====== Dataset section

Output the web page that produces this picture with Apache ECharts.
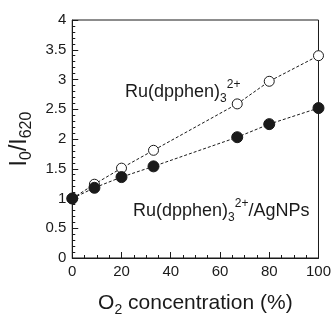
<!DOCTYPE html>
<html>
<head>
<meta charset="utf-8">
<script src="https://cdn.jsdelivr.net/npm/echarts@6/dist/echarts.min.js"></script>
<style>
  html, body { margin: 0; padding: 0; background: #fff; }
  #chart { width: 334px; height: 322px; }
</style>
</head>
<body>
<div id="chart"></div>
<script>
// O2 concentration (%)
var o2 = [0, 9, 20, 33, 67, 80, 100];
// I0/I620 values
var ruFree = [1.0, 1.24, 1.51, 1.81, 2.59, 2.97, 3.40];
var ruAg = [1.0, 1.18, 1.36, 1.54, 2.03, 2.25, 2.52];

function pairs(xs, ys) {
  return xs.map(function (x, i) { return [x, ys[i]]; });
}

var font = 'Liberation Sans, Arial, sans-serif';
var ink = '#1a1a1a';

var labelRich = {
  a: { fontFamily: font, fontSize: 18, fill: ink, lineHeight: 26 },
  sub: { fontFamily: font, fontSize: 12, fill: ink, lineHeight: 8, verticalAlign: 'bottom' },
  sup: { fontFamily: font, fontSize: 12, fill: ink, lineHeight: 20, verticalAlign: 'top' }
};

var chart = echarts.init(document.getElementById('chart'));
var option = {
  backgroundColor: '#fff',
  animation: false,
  grid: {
    left: 70, right: 13, top: 20, bottom: 52,
    show: true, borderColor: ink, borderWidth: 1, backgroundColor: 'transparent'
  },
  xAxis: {
    type: 'value', min: 0, max: 100, interval: 20,
    name: '{a|O}{sub|2}{a| concentration (%)}',
    nameLocation: 'middle', nameGap: 31,
    nameTextStyle: {
      rich: {
        a: { fontFamily: font, fontSize: 21, color: ink, lineHeight: 28 },
        sub: { fontFamily: font, fontSize: 14, color: ink, lineHeight: 14, verticalAlign: 'bottom' }
      }
    },
    axisLine: { lineStyle: { color: ink, width: 1 } },
    axisTick: { inside: true, length: 6, lineStyle: { color: ink } },
    minorTick: { show: true, splitNumber: 4, length: 3, lineStyle: { color: ink } },
    splitLine: { show: false },
    axisLabel: { fontFamily: font, fontSize: 15, color: ink, margin: 6 }
  },
  yAxis: {
    type: 'value', min: 0, max: 4, interval: 0.5,
    name: '{a|I}{sub|0}{a|/I}{sub|620}',
    nameLocation: 'middle', nameGap: 36,
    nameTextStyle: {
      rich: {
        a: { fontFamily: font, fontSize: 23, color: ink, lineHeight: 30 },
        sub: { fontFamily: font, fontSize: 16, color: ink, lineHeight: 15, verticalAlign: 'bottom' }
      }
    },
    axisLine: { lineStyle: { color: ink, width: 1 } },
    axisTick: { inside: true, length: 6, lineStyle: { color: ink } },
    minorTick: { show: true, splitNumber: 5, length: 3, lineStyle: { color: ink } },
    splitLine: { show: false },
    axisLabel: { fontFamily: font, fontSize: 15, color: ink, margin: 6 }
  },
  series: [
    {
      name: 'Ru(dpphen)3 2+',
      type: 'line',
      data: pairs(o2, ruFree),
      symbol: 'circle', symbolSize: 10,
      itemStyle: { color: '#fff', borderColor: ink, borderWidth: 1 },
      lineStyle: { color: ink, width: 1, type: [3, 2] },
      z: 3
    },
    {
      name: 'Ru(dpphen)3 2+/AgNPs',
      type: 'line',
      data: pairs(o2, ruAg),
      symbol: 'circle', symbolSize: 11,
      itemStyle: { color: ink, borderColor: ink, borderWidth: 1 },
      lineStyle: { color: ink, width: 1, type: [3, 2] },
      z: 4
    }
  ],
  graphic: [
    {
      type: 'text', left: 125, top: 79,
      style: { text: '{a|Ru(dpphen)}{sub|3}{sup|2+}', rich: labelRich }
    },
    {
      type: 'text', left: 133, top: 198,
      style: { text: '{a|Ru(dpphen)}{sub|3}{sup|2+}{a|/AgNPs}', rich: labelRich }
    }
  ]
};
chart.setOption(option);
</script>
</body>
</html>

============

Your instructions:
Set the pictures aside and transcribe the data above exactly.

Answer for the task:
Output the web page that produces this picture with Apache ECharts.
<!DOCTYPE html>
<html>
<head>
<meta charset="utf-8">
<script src="https://cdn.jsdelivr.net/npm/echarts@6/dist/echarts.min.js"></script>
<style>
  html, body { margin: 0; padding: 0; background: #fff; }
  #chart { width: 334px; height: 322px; }
</style>
</head>
<body>
<div id="chart"></div>
<script>
// O2 concentration (%)
var o2 = [0, 9, 20, 33, 67, 80, 100];
// I0/I620 values
var ruFree = [1.0, 1.24, 1.51, 1.81, 2.59, 2.97, 3.40];
var ruAg = [1.0, 1.18, 1.36, 1.54, 2.03, 2.25, 2.52];

function pairs(xs, ys) {
  return xs.map(function (x, i) { return [x, ys[i]]; });
}

var font = 'Liberation Sans, Arial, sans-serif';
var ink = '#1a1a1a';

var labelRich = {
  a: { fontFamily: font, fontSize: 18, fill: ink, lineHeight: 26 },
  sub: { fontFamily: font, fontSize: 12, fill: ink, lineHeight: 8, verticalAlign: 'bottom' },
  sup: { fontFamily: font, fontSize: 12, fill: ink, lineHeight: 20, verticalAlign: 'top' }
};

var chart = echarts.init(document.getElementById('chart'));
var option = {
  backgroundColor: '#fff',
  animation: false,
  grid: {
    left: 70, right: 13, top: 20, bottom: 52,
    show: true, borderColor: ink, borderWidth: 1, backgroundColor: 'transparent'
  },
  xAxis: {
    type: 'value', min: 0, max: 100, interval: 20,
    name: '{a|O}{sub|2}{a| concentration (%)}',
    nameLocation: 'middle', nameGap: 31,
    nameTextStyle: {
      rich: {
        a: { fontFamily: font, fontSize: 21, color: ink, lineHeight: 28 },
        sub: { fontFamily: font, fontSize: 14, color: ink, lineHeight: 14, verticalAlign: 'bottom' }
      }
    },
    axisLine: { lineStyle: { color: ink, width: 1 } },
    axisTick: { inside: true, length: 6, lineStyle: { color: ink } },
    minorTick: { show: true, splitNumber: 4, length: 3, lineStyle: { color: ink } },
    splitLine: { show: false },
    axisLabel: { fontFamily: font, fontSize: 15, color: ink, margin: 6 }
  },
  yAxis: {
    type: 'value', min: 0, max: 4, interval: 0.5,
    name: '{a|I}{sub|0}{a|/I}{sub|620}',
    nameLocation: 'middle', nameGap: 36,
    nameTextStyle: {
      rich: {
        a: { fontFamily: font, fontSize: 23, color: ink, lineHeight: 30 },
        sub: { fontFamily: font, fontSize: 16, color: ink, lineHeight: 15, verticalAlign: 'bottom' }
      }
    },
    axisLine: { lineStyle: { color: ink, width: 1 } },
    axisTick: { inside: true, length: 6, lineStyle: { color: ink } },
    minorTick: { show: true, splitNumber: 5, length: 3, lineStyle: { color: ink } },
    splitLine: { show: false },
    axisLabel: { fontFamily: font, fontSize: 15, color: ink, margin: 6 }
  },
  series: [
    {
      name: 'Ru(dpphen)3 2+',
      type: 'line',
      data: pairs(o2, ruFree),
      symbol: 'circle', symbolSize: 10,
      itemStyle: { color: '#fff', borderColor: ink, borderWidth: 1 },
      lineStyle: { color: ink, width: 1, type: [3, 2] },
      z: 3
    },
    {
      name: 'Ru(dpphen)3 2+/AgNPs',
      type: 'line',
      data: pairs(o2, ruAg),
      symbol: 'circle', symbolSize: 11,
      itemStyle: { color: ink, borderColor: ink, borderWidth: 1 },
      lineStyle: { color: ink, width: 1, type: [3, 2] },
      z: 4
    }
  ],
  graphic: [
    {
      type: 'text', left: 125, top: 79,
      style: { text: '{a|Ru(dpphen)}{sub|3}{sup|2+}', rich: labelRich }
    },
    {
      type: 'text', left: 133, top: 198,
      style: { text: '{a|Ru(dpphen)}{sub|3}{sup|2+}{a|/AgNPs}', rich: labelRich }
    }
  ]
};
chart.setOption(option);
</script>
</body>
</html>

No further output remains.